■ DATASET CONTENT ■
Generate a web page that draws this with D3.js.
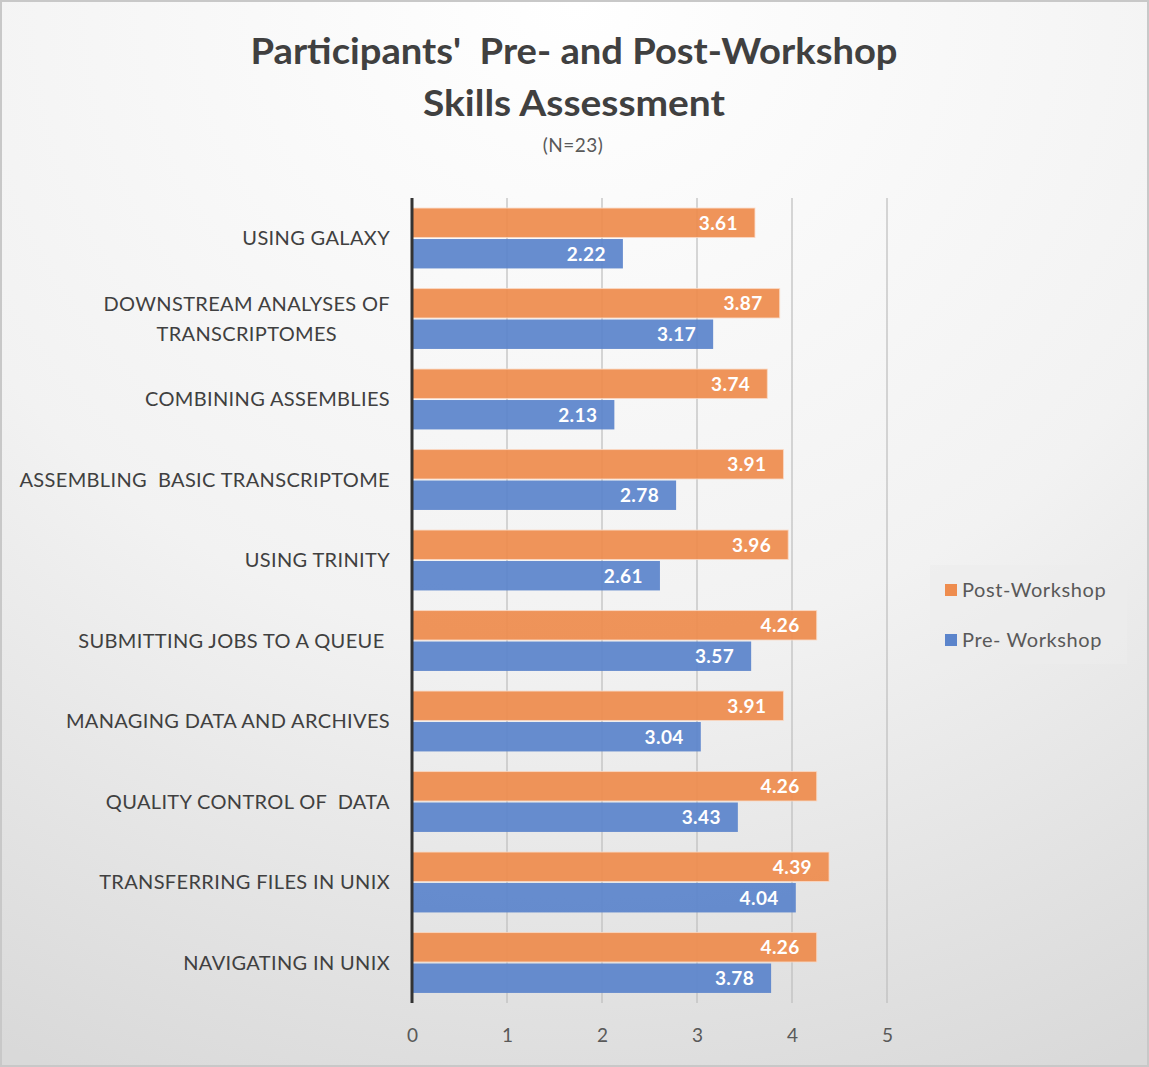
<!DOCTYPE html>
<html>
<head>
<meta charset="utf-8">
<script src="https://cdn.jsdelivr.net/npm/d3@7"></script>
<style>
  body { margin: 0; background: #fff; }
  svg { display: block; }
  text { white-space: pre; }
</style>
</head>
<body>
<div id="chart"></div>
<script>
// categories top to bottom, lines split where the label wraps
var categories = [
  ["USING GALAXY"],
  ["DOWNSTREAM ANALYSES OF", "TRANSCRIPTOMES"],
  ["COMBINING ASSEMBLIES"],
  ["ASSEMBLING  BASIC TRANSCRIPTOME"],
  ["USING TRINITY"],
  ["SUBMITTING JOBS TO A QUEUE "],
  ["MANAGING DATA AND ARCHIVES"],
  ["QUALITY CONTROL OF  DATA"],
  ["TRANSFERRING FILES IN UNIX"],
  ["NAVIGATING IN UNIX"]
];
var postWorkshop = [3.61, 3.87, 3.74, 3.91, 3.96, 4.26, 3.91, 4.26, 4.39, 4.26];
var preWorkshop  = [2.22, 3.17, 2.13, 2.78, 2.61, 3.57, 3.04, 3.43, 4.04, 3.78];
var seriesNames = ["Post-Workshop", "Pre- Workshop"];
var xTicks = [0, 1, 2, 3, 4, 5];

var width = 1149, height = 1067;
var orange = "#ee8c4e", blue = "#5b84cb";
var labelFont = "Lato, 'Open Sans', sans-serif";

var svg = d3.select("#chart").append("svg")
    .attr("width", width)
    .attr("height", height);

var defs = svg.append("defs");
var grad = defs.append("radialGradient")
    .attr("id", "bg")
    .attr("cx", "50%").attr("cy", "0%").attr("r", "110%");
grad.append("stop").attr("offset", "0%").attr("stop-color", "#ffffff");
grad.append("stop").attr("offset", "55%").attr("stop-color", "#f2f2f2");
grad.append("stop").attr("offset", "100%").attr("stop-color", "#d9d9d9");

svg.append("rect")
    .attr("x", 1).attr("y", 1)
    .attr("width", width - 2).attr("height", height - 2)
    .style("fill", "url(#bg)")
    .style("stroke", "#c8c8c8")
    .style("stroke-width", 2);

// titles
svg.append("text")
    .attr("x", 574).attr("y", 64)
    .attr("text-anchor", "middle")
    .attr("textLength", 647)
    .attr("lengthAdjust", "spacingAndGlyphs")
    .style("font-family", labelFont)
    .style("font-weight", "bold")
    .style("font-size", "37px")
    .style("fill", "#404040")
    .text("Participants'  Pre- and Post-Workshop");
svg.append("text")
    .attr("x", 574).attr("y", 116)
    .attr("text-anchor", "middle")
    .attr("textLength", 302)
    .attr("lengthAdjust", "spacingAndGlyphs")
    .style("font-family", labelFont)
    .style("font-weight", "bold")
    .style("font-size", "37px")
    .style("fill", "#404040")
    .text("Skills Assessment");
svg.append("text")
    .attr("x", 573).attr("y", 152)
    .attr("text-anchor", "middle")
    .style("font-family", labelFont)
    .style("font-size", "19px")
    .style("letter-spacing", "0.5px")
    .style("fill", "#595959")
    .text("(N=23)");

var x = d3.scaleLinear().domain([0, 5]).range([412, 887]);
var y = d3.scaleBand().domain(d3.range(categories.length)).range([198, 1003]).paddingInner(0.25).paddingOuter(0.125);
var sub = d3.scaleBand().domain([0, 1]).range([0, y.bandwidth()]).paddingInner(0.05);

// gridlines
svg.append("g").selectAll("line")
    .data(xTicks.slice(1))
    .join("line")
    .attr("x1", d => x(d)).attr("x2", d => x(d))
    .attr("y1", 198).attr("y2", 1003)
    .style("stroke", "#bdbdbd")
    .style("stroke-width", 1.2);

// x axis labels
var xAxis = svg.append("g")
    .attr("transform", "translate(0,1003)")
    .call(d3.axisBottom(x).tickValues(xTicks).tickFormat(d3.format("d")).tickSize(0).tickPadding(26));
xAxis.select(".domain").remove();
xAxis.selectAll("text")
    .style("font-family", labelFont)
    .style("font-size", "19px")
    .style("fill", "#595959");

var series = [postWorkshop, preWorkshop];
var colors = [orange, blue];

series.forEach(function(vals, s) {
    var g = svg.append("g");
    g.selectAll("rect")
        .data(vals)
        .join("rect")
        .attr("x", x(0))
        .attr("y", (d, i) => y(i) + sub(s))
        .attr("width", d => x(d) - x(0))
        .attr("height", sub.bandwidth())
        .style("fill", colors[s])
        .style("fill-opacity", 0.93)
        .style("stroke", "#fbd9c4")
        .style("stroke-opacity", s == 0 ? 0.8 : 0)
        .style("stroke-width", 1);
    g.selectAll("text")
        .data(vals)
        .join("text")
        .attr("x", d => x(d) - 17)
        .attr("y", (d, i) => y(i) + sub(s) + sub.bandwidth() / 2)
        .attr("dy", "0.36em")
        .attr("text-anchor", "end")
        .style("font-family", labelFont)
        .style("font-weight", "bold")
        .style("font-size", "19px")
        .style("letter-spacing", "0.4px")
        .style("fill", "#ffffff")
        .text(d => d3.format(".2f")(d));
});

// vertical axis line
svg.append("line")
    .attr("x1", x(0)).attr("x2", x(0))
    .attr("y1", 198).attr("y2", 1003)
    .style("stroke", "#333")
    .style("stroke-width", 3);

// category labels
var cat = svg.append("g").selectAll("text")
    .data(categories)
    .join("text")
    .attr("text-anchor", "end")
    .style("font-family", labelFont)
    .style("font-size", "20px")
    .style("letter-spacing", "0.35px")
    .style("fill", "#404040")
    .attr("y", (d, i) => y(i) + y.bandwidth() / 2 - (d.length - 1) * 15);
cat.selectAll("tspan")
    .data(d => d)
    .join("tspan")
    .attr("x", 390)
    .attr("dy", (d, i) => i == 0 ? "0.36em" : "30px")
    .text(d => d);
// centre wrapped second lines under the first
cat.each(function(d) {
    if (d.length < 2) return;
    var spans = d3.select(this).selectAll("tspan").nodes();
    var w0 = spans[0].getComputedTextLength();
    var w1 = spans[1].getComputedTextLength();
    d3.select(spans[1]).attr("x", 390 - (w0 - w1) / 2);
});

// legend
var legend = svg.append("g");
legend.append("rect")
    .attr("x", 930).attr("y", 565)
    .attr("width", 197).attr("height", 99)
    .style("fill", "#ececec")
    .style("fill-opacity", 0.6);
seriesNames.forEach(function(name, i) {
    var ly = 590 + i * 50;
    legend.append("rect")
        .attr("x", 945).attr("y", ly - 6)
        .attr("width", 12).attr("height", 12)
        .style("fill", colors[i]);
    legend.append("text")
        .attr("x", 962).attr("y", ly)
        .attr("dy", "0.36em")
        .style("font-family", labelFont)
        .style("font-size", "20px")
        .style("letter-spacing", "0.6px")
        .style("fill", "#595959")
        .text(name);
});
</script>
</body>
</html>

■ EXERCISE INSTRUCTIONS ■
Restate the whole of the material word for word without the pictures.

■ REPLY ■
Generate a web page that draws this with D3.js.
<!DOCTYPE html>
<html>
<head>
<meta charset="utf-8">
<script src="https://cdn.jsdelivr.net/npm/d3@7"></script>
<style>
  body { margin: 0; background: #fff; }
  svg { display: block; }
  text { white-space: pre; }
</style>
</head>
<body>
<div id="chart"></div>
<script>
// categories top to bottom, lines split where the label wraps
var categories = [
  ["USING GALAXY"],
  ["DOWNSTREAM ANALYSES OF", "TRANSCRIPTOMES"],
  ["COMBINING ASSEMBLIES"],
  ["ASSEMBLING  BASIC TRANSCRIPTOME"],
  ["USING TRINITY"],
  ["SUBMITTING JOBS TO A QUEUE "],
  ["MANAGING DATA AND ARCHIVES"],
  ["QUALITY CONTROL OF  DATA"],
  ["TRANSFERRING FILES IN UNIX"],
  ["NAVIGATING IN UNIX"]
];
var postWorkshop = [3.61, 3.87, 3.74, 3.91, 3.96, 4.26, 3.91, 4.26, 4.39, 4.26];
var preWorkshop  = [2.22, 3.17, 2.13, 2.78, 2.61, 3.57, 3.04, 3.43, 4.04, 3.78];
var seriesNames = ["Post-Workshop", "Pre- Workshop"];
var xTicks = [0, 1, 2, 3, 4, 5];

var width = 1149, height = 1067;
var orange = "#ee8c4e", blue = "#5b84cb";
var labelFont = "Lato, 'Open Sans', sans-serif";

var svg = d3.select("#chart").append("svg")
    .attr("width", width)
    .attr("height", height);

var defs = svg.append("defs");
var grad = defs.append("radialGradient")
    .attr("id", "bg")
    .attr("cx", "50%").attr("cy", "0%").attr("r", "110%");
grad.append("stop").attr("offset", "0%").attr("stop-color", "#ffffff");
grad.append("stop").attr("offset", "55%").attr("stop-color", "#f2f2f2");
grad.append("stop").attr("offset", "100%").attr("stop-color", "#d9d9d9");

svg.append("rect")
    .attr("x", 1).attr("y", 1)
    .attr("width", width - 2).attr("height", height - 2)
    .style("fill", "url(#bg)")
    .style("stroke", "#c8c8c8")
    .style("stroke-width", 2);

// titles
svg.append("text")
    .attr("x", 574).attr("y", 64)
    .attr("text-anchor", "middle")
    .attr("textLength", 647)
    .attr("lengthAdjust", "spacingAndGlyphs")
    .style("font-family", labelFont)
    .style("font-weight", "bold")
    .style("font-size", "37px")
    .style("fill", "#404040")
    .text("Participants'  Pre- and Post-Workshop");
svg.append("text")
    .attr("x", 574).attr("y", 116)
    .attr("text-anchor", "middle")
    .attr("textLength", 302)
    .attr("lengthAdjust", "spacingAndGlyphs")
    .style("font-family", labelFont)
    .style("font-weight", "bold")
    .style("font-size", "37px")
    .style("fill", "#404040")
    .text("Skills Assessment");
svg.append("text")
    .attr("x", 573).attr("y", 152)
    .attr("text-anchor", "middle")
    .style("font-family", labelFont)
    .style("font-size", "19px")
    .style("letter-spacing", "0.5px")
    .style("fill", "#595959")
    .text("(N=23)");

var x = d3.scaleLinear().domain([0, 5]).range([412, 887]);
var y = d3.scaleBand().domain(d3.range(categories.length)).range([198, 1003]).paddingInner(0.25).paddingOuter(0.125);
var sub = d3.scaleBand().domain([0, 1]).range([0, y.bandwidth()]).paddingInner(0.05);

// gridlines
svg.append("g").selectAll("line")
    .data(xTicks.slice(1))
    .join("line")
    .attr("x1", d => x(d)).attr("x2", d => x(d))
    .attr("y1", 198).attr("y2", 1003)
    .style("stroke", "#bdbdbd")
    .style("stroke-width", 1.2);

// x axis labels
var xAxis = svg.append("g")
    .attr("transform", "translate(0,1003)")
    .call(d3.axisBottom(x).tickValues(xTicks).tickFormat(d3.format("d")).tickSize(0).tickPadding(26));
xAxis.select(".domain").remove();
xAxis.selectAll("text")
    .style("font-family", labelFont)
    .style("font-size", "19px")
    .style("fill", "#595959");

var series = [postWorkshop, preWorkshop];
var colors = [orange, blue];

series.forEach(function(vals, s) {
    var g = svg.append("g");
    g.selectAll("rect")
        .data(vals)
        .join("rect")
        .attr("x", x(0))
        .attr("y", (d, i) => y(i) + sub(s))
        .attr("width", d => x(d) - x(0))
        .attr("height", sub.bandwidth())
        .style("fill", colors[s])
        .style("fill-opacity", 0.93)
        .style("stroke", "#fbd9c4")
        .style("stroke-opacity", s == 0 ? 0.8 : 0)
        .style("stroke-width", 1);
    g.selectAll("text")
        .data(vals)
        .join("text")
        .attr("x", d => x(d) - 17)
        .attr("y", (d, i) => y(i) + sub(s) + sub.bandwidth() / 2)
        .attr("dy", "0.36em")
        .attr("text-anchor", "end")
        .style("font-family", labelFont)
        .style("font-weight", "bold")
        .style("font-size", "19px")
        .style("letter-spacing", "0.4px")
        .style("fill", "#ffffff")
        .text(d => d3.format(".2f")(d));
});

// vertical axis line
svg.append("line")
    .attr("x1", x(0)).attr("x2", x(0))
    .attr("y1", 198).attr("y2", 1003)
    .style("stroke", "#333")
    .style("stroke-width", 3);

// category labels
var cat = svg.append("g").selectAll("text")
    .data(categories)
    .join("text")
    .attr("text-anchor", "end")
    .style("font-family", labelFont)
    .style("font-size", "20px")
    .style("letter-spacing", "0.35px")
    .style("fill", "#404040")
    .attr("y", (d, i) => y(i) + y.bandwidth() / 2 - (d.length - 1) * 15);
cat.selectAll("tspan")
    .data(d => d)
    .join("tspan")
    .attr("x", 390)
    .attr("dy", (d, i) => i == 0 ? "0.36em" : "30px")
    .text(d => d);
// centre wrapped second lines under the first
cat.each(function(d) {
    if (d.length < 2) return;
    var spans = d3.select(this).selectAll("tspan").nodes();
    var w0 = spans[0].getComputedTextLength();
    var w1 = spans[1].getComputedTextLength();
    d3.select(spans[1]).attr("x", 390 - (w0 - w1) / 2);
});

// legend
var legend = svg.append("g");
legend.append("rect")
    .attr("x", 930).attr("y", 565)
    .attr("width", 197).attr("height", 99)
    .style("fill", "#ececec")
    .style("fill-opacity", 0.6);
seriesNames.forEach(function(name, i) {
    var ly = 590 + i * 50;
    legend.append("rect")
        .attr("x", 945).attr("y", ly - 6)
        .attr("width", 12).attr("height", 12)
        .style("fill", colors[i]);
    legend.append("text")
        .attr("x", 962).attr("y", ly)
        .attr("dy", "0.36em")
        .style("font-family", labelFont)
        .style("font-size", "20px")
        .style("letter-spacing", "0.6px")
        .style("fill", "#595959")
        .text(name);
});
</script>
</body>
</html>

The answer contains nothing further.